Performance on huge files

cta-observatory / pycorsikaio

Python reader for CORSIKA binary file format

MIT License

9 stars 2 forks source link

Performance on huge files #26

Closed HealthyPear closed 11 months ago

HealthyPear commented 1 year ago

I am dealing with ~135 Gb particle files and wondering about the best way to work with them.

The code I used is the following,

from corsikaio import CorsikaParticleFile

input_file = "[....]/DAT100001"

with CorsikaParticleFile(input_file) as f:
    for event in f:
        if event.header['event_number']==2:
            break
        pass

I then used cProfile to produce the following profile file,

test_pycorsikaio_simplest.prof.zip

which can be opened with e.g.

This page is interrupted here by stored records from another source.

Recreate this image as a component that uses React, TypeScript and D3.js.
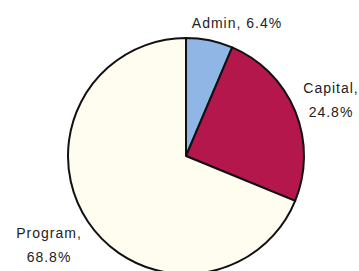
import React from "react";
import * as d3 from "d3";

const categories = ["Admin", "Capital", "Program"];
const values = [6.4, 24.8, 68.8];
const colors = ["#8fb6e4", "#b3174b", "#fffdf0"];

const W = 359;
const H = 271;
const cx = 186;
const cy = 156;
const R = 118;

// label anchors (layout): [x, baseline y of first line, two lines?]
const labelLayout: { x: number; y: number; split: boolean }[] = [
  { x: 237, y: 28, split: false },
  { x: 331, y: 93, split: true },
  { x: 49, y: 238, split: true },
];

export default function App() {
  const pie = d3.pie<number>().sort(null).value((d) => d)(values);
  const arc = d3.arc<d3.PieArcDatum<number>>().innerRadius(0).outerRadius(R);
  const fmt = (v: number) => `${v.toFixed(1)}%`;
  return (
    <svg
      width={W}
      height={H}
      style={{ position: "absolute", left: 0, top: 0, background: "#fff" }}
      fontFamily="'Liberation Sans', Arial, sans-serif"
    >
      <g transform={`translate(${cx},${cy})`}>
        {pie.map((p, i) => (
          <path
            key={i}
            d={arc(p) || ""}
            fill={colors[i]}
            stroke="#111"
            strokeWidth={2}
            strokeLinejoin="round"
          />
        ))}
      </g>
      {categories.map((c, i) => {
        const l = labelLayout[i];
        const style = { letterSpacing: "1px" } as React.CSSProperties;
        if (!l.split) {
          return (
            <text key={c} x={l.x} y={l.y} textAnchor="middle" fontSize={14} fill="#222" style={style}>
              {`${c}, ${fmt(values[i])}`}
            </text>
          );
        }
        return (
          <text key={c} x={l.x} y={l.y} textAnchor="middle" fontSize={14} fill="#222" style={style}>
            <tspan x={l.x} y={l.y}>{`${c},`}</tspan>
            <tspan x={l.x} y={l.y + 24}>{fmt(values[i])}</tspan>
          </text>
        );
      })}
    </svg>
  );
}
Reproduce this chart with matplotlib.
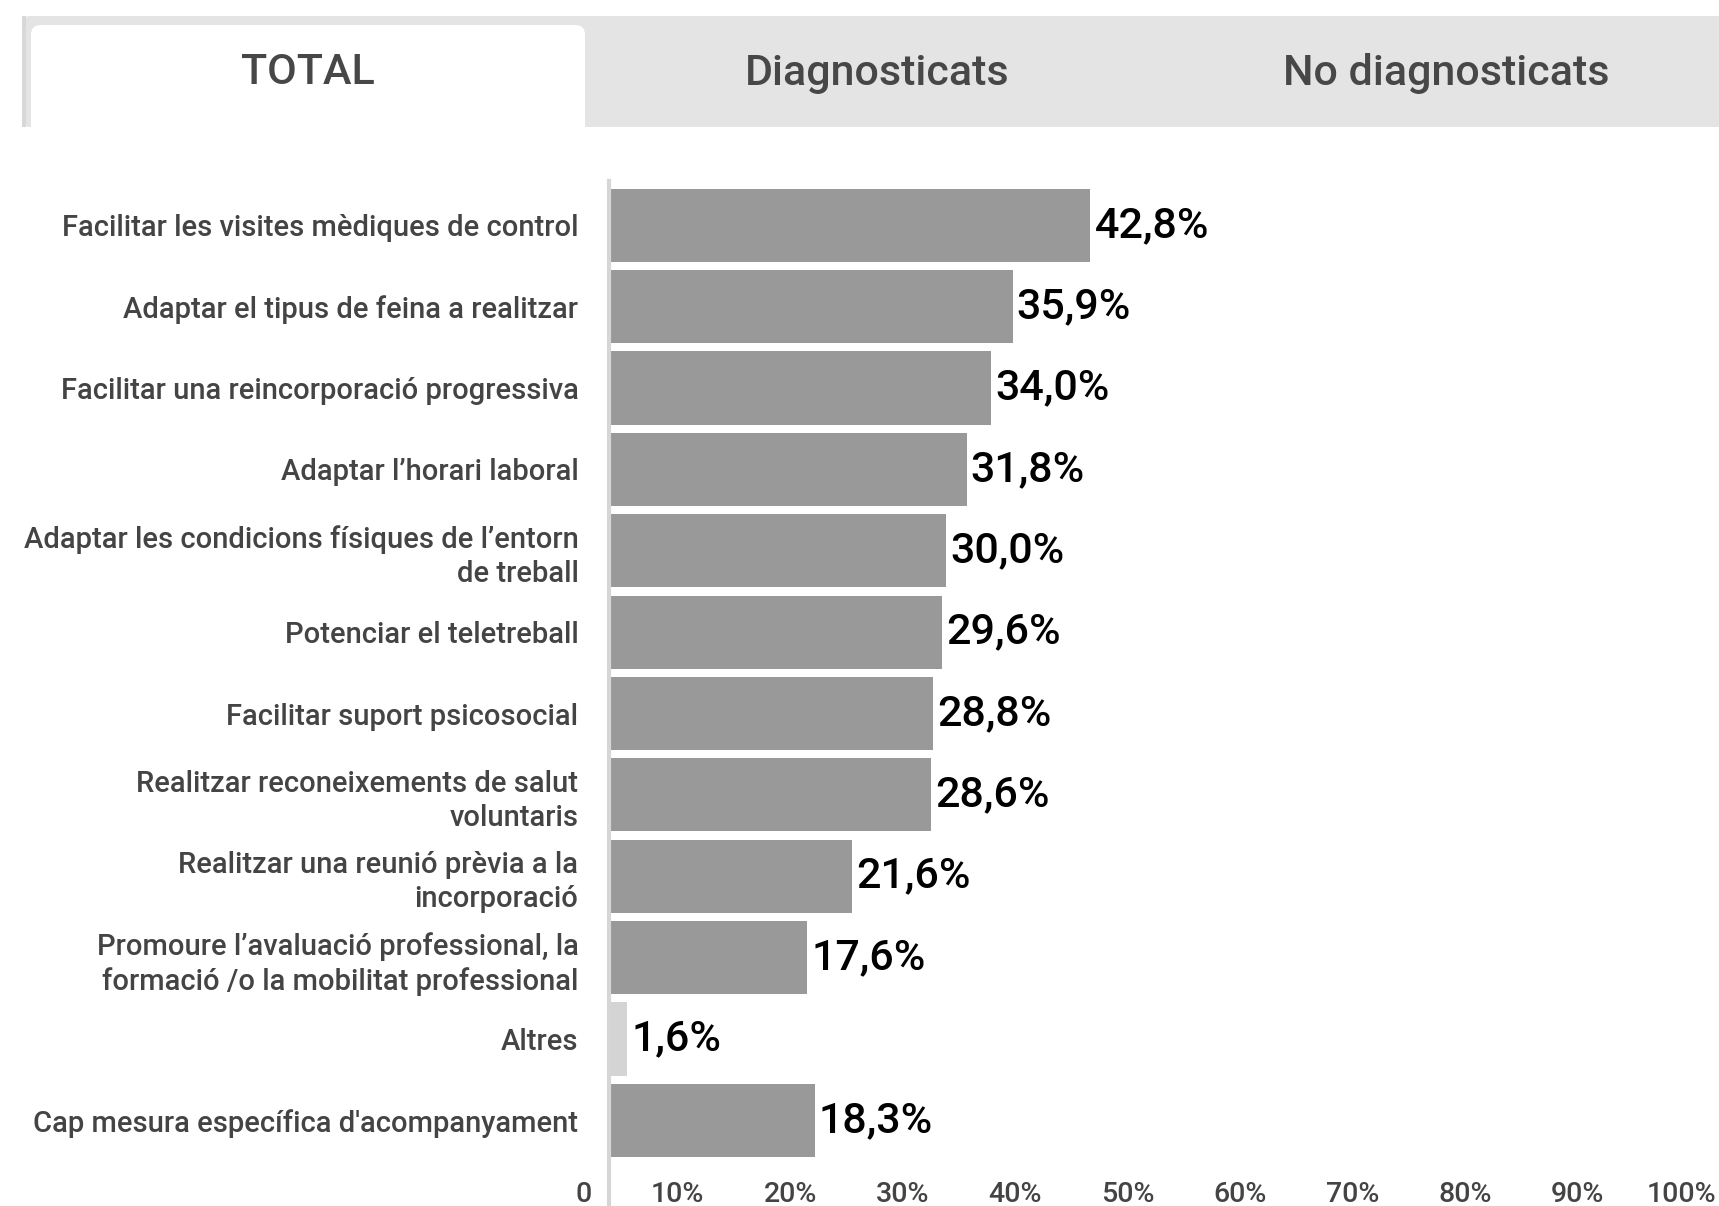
import matplotlib
matplotlib.use('Agg')
from matplotlib import pyplot as plt
from matplotlib.patches import Rectangle, FancyBboxPatch
from matplotlib.transforms import ScaledTranslation

plt.rcParams['font.family'] = ['Roboto', 'DejaVu Sans']

# data
categories = [
    'Facilitar les visites mèdiques de control',
    'Adaptar el tipus de feina a realitzar',
    'Facilitar una reincorporació progressiva',
    'Adaptar l\u2019horari laboral',
    'Adaptar les condicions físiques de l\u2019entorn\nde treball',
    'Potenciar el teletreball',
    'Facilitar suport psicosocial',
    'Realitzar reconeixements de salut\nvoluntaris',
    'Realitzar una reunió prèvia a la\nincorporació',
    'Promoure l\u2019avaluació professional, la\nformació /o la mobilitat professional',
    'Altres',
    "Cap mesura específica d'acompanyament",
]
values = [42.8, 35.9, 34.0, 31.8, 30.0, 29.6, 28.8, 28.6, 21.6, 17.6, 1.6, 18.3]
bar_colors = ['#999999'] * 10 + ['#d4d4d4', '#999999']
tabs = ['TOTAL', 'Diagnosticats', 'No diagnosticats']
ticks = [0, 10, 20, 30, 40, 50, 60, 70, 80, 90, 100]
tick_labels = ['0'] + ['%d%%' % t for t in ticks[1:]]

W, H = 1719, 1206
fig = plt.figure(figsize=(W / 100, H / 100), dpi=100)

# tab strip on top (pixel coordinates)
top = fig.add_axes([0, 0, 1, 1], zorder=0)
top.set_xlim(0, W)
top.set_ylim(H, 0)
top.axis('off')
top.add_patch(FancyBboxPatch((22, 16), W, 111, boxstyle='round,pad=0,rounding_size=8',
                             fc='#e4e4e4', ec='none'))
top.add_patch(Rectangle((22, 16), 4, 111, fc='#d8d8d8', ec='none'))
top.add_patch(FancyBboxPatch((31, 25), 554, 130, boxstyle='round,pad=0,rounding_size=10',
                             fc='white', ec='none'))
top.add_patch(Rectangle((0, 127), W, 60, fc='white', ec='none'))
for x, t in zip([308, 877, 1446], tabs):
    top.text(x, 73, t, ha='center', va='center', fontsize=31, color='#474747',
             fontweight='medium')

# bar chart
px_left, px_zero100 = 609, 1733.5
px_top, px_bottom = 181, 1170
ax = fig.add_axes([px_left / W, (H - px_bottom) / H, (px_zero100 - px_left) / W,
                   (px_bottom - px_top) / H], zorder=1)
ax.patch.set_alpha(0)
pos = list(range(len(categories)))
ax.barh(pos, values, height=0.9, color=bar_colors)
ax.set_xlim(0, 100)
ax.set_ylim(11.61, -0.544)

for p, v in zip(pos, values):
    ax.annotate(('%.1f' % v).replace('.', ',') + '%', (v, p), xytext=(3, 0),
                textcoords='offset points', ha='left', va='center',
                fontsize=31, color='black', fontweight='medium')

ax.set_yticks(pos)
ax.set_yticklabels(categories, fontsize=21, color='#444444', fontweight='medium',
                   linespacing=1.27)
ax.tick_params(axis='y', length=0, pad=22)
ax.set_xticks(ticks)
ax.set_xticklabels(tick_labels, fontsize=20.5, color='#444444', fontweight='medium')
ax.tick_params(axis='x', length=0, pad=8)
shift = ScaledTranslation(-17 / 100, 0, fig.dpi_scale_trans)
for lab in ax.get_xticklabels():
    lab.set_ha('right')
    lab.set_transform(lab.get_transform() + shift)

for s in ['top', 'right', 'bottom', 'left']:
    ax.spines[s].set_visible(False)
ax.axvline(0, ymin=-0.04, ymax=1, color='#d6d6d6', lw=3, clip_on=False)

fig.savefig('out.png', dpi=100)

Snakeviz.

My ideal solution would be to read the file in multi-threaded chunks, but given this is Corsika I am not sure if and how it can be done.

maxnoe commented 1 year ago

Just to comment here what I also wrote in slack:

The main issue is that we read the files 273 bytes at a time, resulting in a lot of system calls that switch between userland and kernel space.

This could be much improved by reading the data in larger chunks. E.g. some largish multiple of 273 for files without the "buffer size" and the actual buffer size for files that do have one.

I can't promise when I will be able to try that out, feel free to try yourself and open a PR.

I doubt multi-threading will help much here, CORSIKA files are sequential and you need to look for the markers in the first 4 bytes of every chunk (RUNH / EVTH / EVTE / LONGI / RUNE)

HealthyPear commented 1 year ago

In this regard, but also for simpler use cases, what about adding some computing benchmarks to the CI using files using git lfs?

maxnoe commented 11 months ago

The main issue here was addressed: we now read much larger blocks than 273 bytes from the filesystem and this has resulted in a speedup: #29

I am closing this. If performance is still an issue, please provide profiling information in a new issue.